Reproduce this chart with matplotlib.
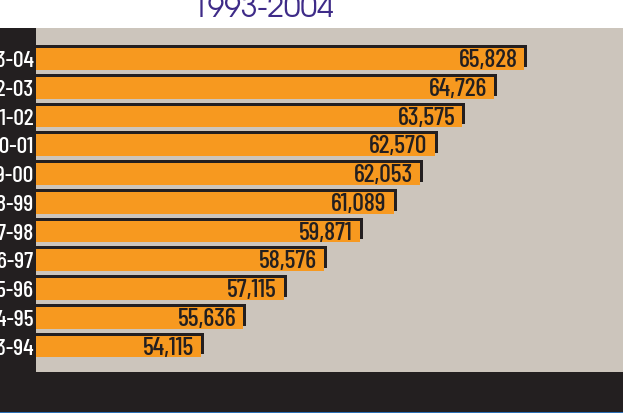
#!/usr/bin/env python3
"""Horizontal bar chart with drop shadows, 1993-2004."""

import matplotlib
matplotlib.use('Agg')
import matplotlib.pyplot as plt
import matplotlib.transforms as mtransforms
from matplotlib.patches import Rectangle

# ---------------------- Data ----------------------
years = ['2003-04', '2002-03', '2001-02', '2000-01', '1999-00', '1998-99',
         '1997-98', '1996-97', '1995-96', '1994-95', '1993-94']
values = [65828, 64726, 63575, 62570, 62053, 61089,
          59871, 58576, 57115, 55636, 54115]
title = '1993-2004'

# ---------------------- Style ----------------------
ORANGE = '#F7991F'
GRAY = '#CCC5BC'
DARK = '#231F20'
PURPLE = '#3E2B88'
BLUE = '#2B6FB5'
NARROW = ['Barlow Condensed', 'DejaVu Sans']
GEOM = ['TeX Gyre Adventor', 'Questrial', 'Lato', 'DejaVu Sans']

W, H = 623, 414
fig = plt.figure(figsize=(W / 100, H / 100), dpi=100)
fig.patch.set_facecolor('white')


def px(x0, y0, x1, y1):
    """Pixel box (from top-left) -> figure fraction rect."""
    return [x0 / W, 1 - y1 / H, (x1 - x0) / W, (y1 - y0) / H]


# background bands (behind the axes)
for box, col in [((0, 29, 36, 373), DARK), ((0, 373, W, 413), DARK), ((0, 413, W, 414), BLUE)]:
    r = px(*box)
    fig.patches.append(Rectangle((r[0], r[1]), r[2], r[3], transform=fig.transFigure,
                                 facecolor=col, edgecolor='none', zorder=-1))

ax = fig.add_axes(px(36, 29, W, 373))
ax.set_facecolor(GRAY)
for s in ax.spines.values():
    s.set_visible(False)
ax.set_xticks([])
ax.set_yticks([])

y = list(range(len(years)))
bar_h = 0.76
shadow = mtransforms.offset_copy(ax.transData, fig=fig, x=3, y=3, units='dots')
ax.barh(y, values, height=bar_h, color=DARK, transform=shadow, zorder=1)
ax.barh(y, values, height=bar_h, color=ORANGE, zorder=2)

ax.set_xlim(48130, 69400)
ax.set_ylim(10.887, -1.078)

for yi, v in zip(y, values):
    ax.annotate(f'{v:,}', xy=(v, yi), xytext=(-5, -5.2), textcoords='offset points',
                ha='right', va='baseline', fontsize=18.5, color=DARK,
                family=NARROW, fontweight=500, zorder=3)

# category labels, cut off at the left edge like the original
lab_tr = mtransforms.blended_transform_factory(fig.transFigure, ax.transData)
for yi, lab in zip(y, years):
    ax.annotate(lab, xy=(34 / W, yi), xycoords=lab_tr, xytext=(0, -5.2),
                textcoords='offset points', ha='right', va='baseline',
                fontsize=17, color='white', family=NARROW, fontweight=500,
                annotation_clip=False)

fig.text(262.5 / W, 1 - 17 / H, title, ha='center', va='baseline', fontsize=21.5,
         color=PURPLE, family=GEOM)

fig.savefig('out.png', dpi=100)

+===+

## Exercise description
Go from the first line of the data above to the line containing "from matplotlib.patches import Rectangle" and retype exactly those lines, both included, but none of the pictures.

## Result of the exercise
Reproduce this chart with matplotlib.
#!/usr/bin/env python3
"""Horizontal bar chart with drop shadows, 1993-2004."""

import matplotlib
matplotlib.use('Agg')
import matplotlib.pyplot as plt
import matplotlib.transforms as mtransforms
from matplotlib.patches import Rectangle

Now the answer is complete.